MATERIAL PROVIDED
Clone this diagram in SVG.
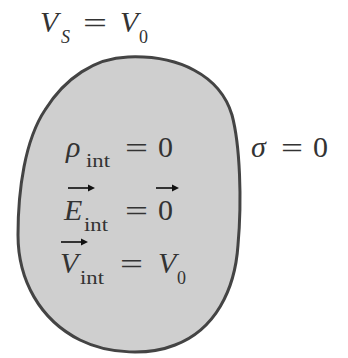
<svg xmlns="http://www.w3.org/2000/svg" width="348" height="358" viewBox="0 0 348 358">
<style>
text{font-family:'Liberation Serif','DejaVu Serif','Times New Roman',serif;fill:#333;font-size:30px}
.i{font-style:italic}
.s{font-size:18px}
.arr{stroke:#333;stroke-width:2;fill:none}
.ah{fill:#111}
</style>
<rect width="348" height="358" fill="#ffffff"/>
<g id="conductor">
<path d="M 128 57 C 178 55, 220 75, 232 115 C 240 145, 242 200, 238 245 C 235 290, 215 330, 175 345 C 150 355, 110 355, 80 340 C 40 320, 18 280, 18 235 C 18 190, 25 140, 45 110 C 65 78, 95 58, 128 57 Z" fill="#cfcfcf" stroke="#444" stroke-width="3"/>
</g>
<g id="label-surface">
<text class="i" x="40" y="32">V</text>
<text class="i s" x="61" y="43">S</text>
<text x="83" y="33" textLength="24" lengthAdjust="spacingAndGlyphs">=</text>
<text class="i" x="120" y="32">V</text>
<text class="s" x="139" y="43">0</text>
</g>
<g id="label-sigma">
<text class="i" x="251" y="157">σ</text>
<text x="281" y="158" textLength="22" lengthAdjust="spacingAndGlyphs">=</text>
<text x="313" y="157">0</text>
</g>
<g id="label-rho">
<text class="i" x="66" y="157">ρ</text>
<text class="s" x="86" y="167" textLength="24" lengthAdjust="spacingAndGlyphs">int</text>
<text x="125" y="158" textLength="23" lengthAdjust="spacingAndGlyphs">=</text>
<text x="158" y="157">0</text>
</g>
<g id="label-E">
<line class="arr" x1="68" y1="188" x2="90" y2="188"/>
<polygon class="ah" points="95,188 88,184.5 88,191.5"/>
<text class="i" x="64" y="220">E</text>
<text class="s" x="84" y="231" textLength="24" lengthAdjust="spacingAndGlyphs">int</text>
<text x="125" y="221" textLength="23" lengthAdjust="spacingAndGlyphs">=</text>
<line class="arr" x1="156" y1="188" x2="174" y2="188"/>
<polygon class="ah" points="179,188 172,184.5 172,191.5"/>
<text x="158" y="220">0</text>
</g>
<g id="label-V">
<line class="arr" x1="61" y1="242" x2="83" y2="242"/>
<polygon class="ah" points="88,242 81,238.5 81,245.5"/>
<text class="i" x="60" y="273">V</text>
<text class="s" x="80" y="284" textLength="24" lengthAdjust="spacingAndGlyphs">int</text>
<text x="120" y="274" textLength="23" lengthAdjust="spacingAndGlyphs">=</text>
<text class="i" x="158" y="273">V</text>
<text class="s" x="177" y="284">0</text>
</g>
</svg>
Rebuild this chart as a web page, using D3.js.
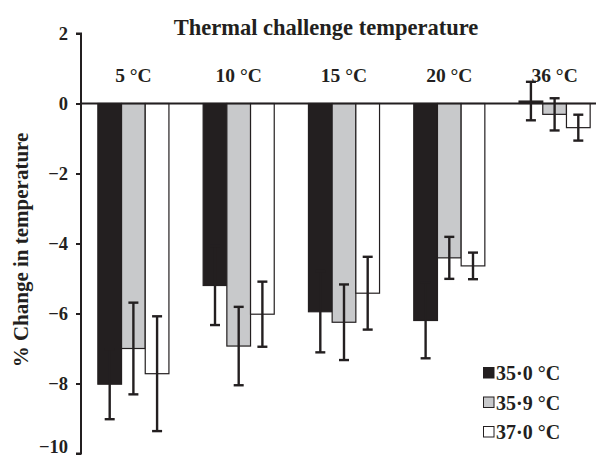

DIRECTIONS FOR THIS TASK
Reproduce the material in full, word for word, and omit the pictures.

FULL ANSWER
Clone this diagram in SVG.
<svg xmlns="http://www.w3.org/2000/svg" width="348" height="358" viewBox="0 0 348 358">
<style>
text{font-family:'Liberation Serif','DejaVu Serif','Times New Roman',serif;fill:#333;font-size:30px}
.i{font-style:italic}
.s{font-size:18px}
.arr{stroke:#333;stroke-width:2;fill:none}
.ah{fill:#111}
</style>
<rect width="348" height="358" fill="#ffffff"/>
<g id="conductor">
<path d="M 128 57 C 178 55, 220 75, 232 115 C 240 145, 242 200, 238 245 C 235 290, 215 330, 175 345 C 150 355, 110 355, 80 340 C 40 320, 18 280, 18 235 C 18 190, 25 140, 45 110 C 65 78, 95 58, 128 57 Z" fill="#cfcfcf" stroke="#444" stroke-width="3"/>
</g>
<g id="label-surface">
<text class="i" x="40" y="32">V</text>
<text class="i s" x="61" y="43">S</text>
<text x="83" y="33" textLength="24" lengthAdjust="spacingAndGlyphs">=</text>
<text class="i" x="120" y="32">V</text>
<text class="s" x="139" y="43">0</text>
</g>
<g id="label-sigma">
<text class="i" x="251" y="157">σ</text>
<text x="281" y="158" textLength="22" lengthAdjust="spacingAndGlyphs">=</text>
<text x="313" y="157">0</text>
</g>
<g id="label-rho">
<text class="i" x="66" y="157">ρ</text>
<text class="s" x="86" y="167" textLength="24" lengthAdjust="spacingAndGlyphs">int</text>
<text x="125" y="158" textLength="23" lengthAdjust="spacingAndGlyphs">=</text>
<text x="158" y="157">0</text>
</g>
<g id="label-E">
<line class="arr" x1="68" y1="188" x2="90" y2="188"/>
<polygon class="ah" points="95,188 88,184.5 88,191.5"/>
<text class="i" x="64" y="220">E</text>
<text class="s" x="84" y="231" textLength="24" lengthAdjust="spacingAndGlyphs">int</text>
<text x="125" y="221" textLength="23" lengthAdjust="spacingAndGlyphs">=</text>
<line class="arr" x1="156" y1="188" x2="174" y2="188"/>
<polygon class="ah" points="179,188 172,184.5 172,191.5"/>
<text x="158" y="220">0</text>
</g>
<g id="label-V">
<line class="arr" x1="61" y1="242" x2="83" y2="242"/>
<polygon class="ah" points="88,242 81,238.5 81,245.5"/>
<text class="i" x="60" y="273">V</text>
<text class="s" x="80" y="284" textLength="24" lengthAdjust="spacingAndGlyphs">int</text>
<text x="120" y="274" textLength="23" lengthAdjust="spacingAndGlyphs">=</text>
<text class="i" x="158" y="273">V</text>
<text class="s" x="177" y="284">0</text>
</g>
</svg>
Rebuild this chart as a web page, using D3.js.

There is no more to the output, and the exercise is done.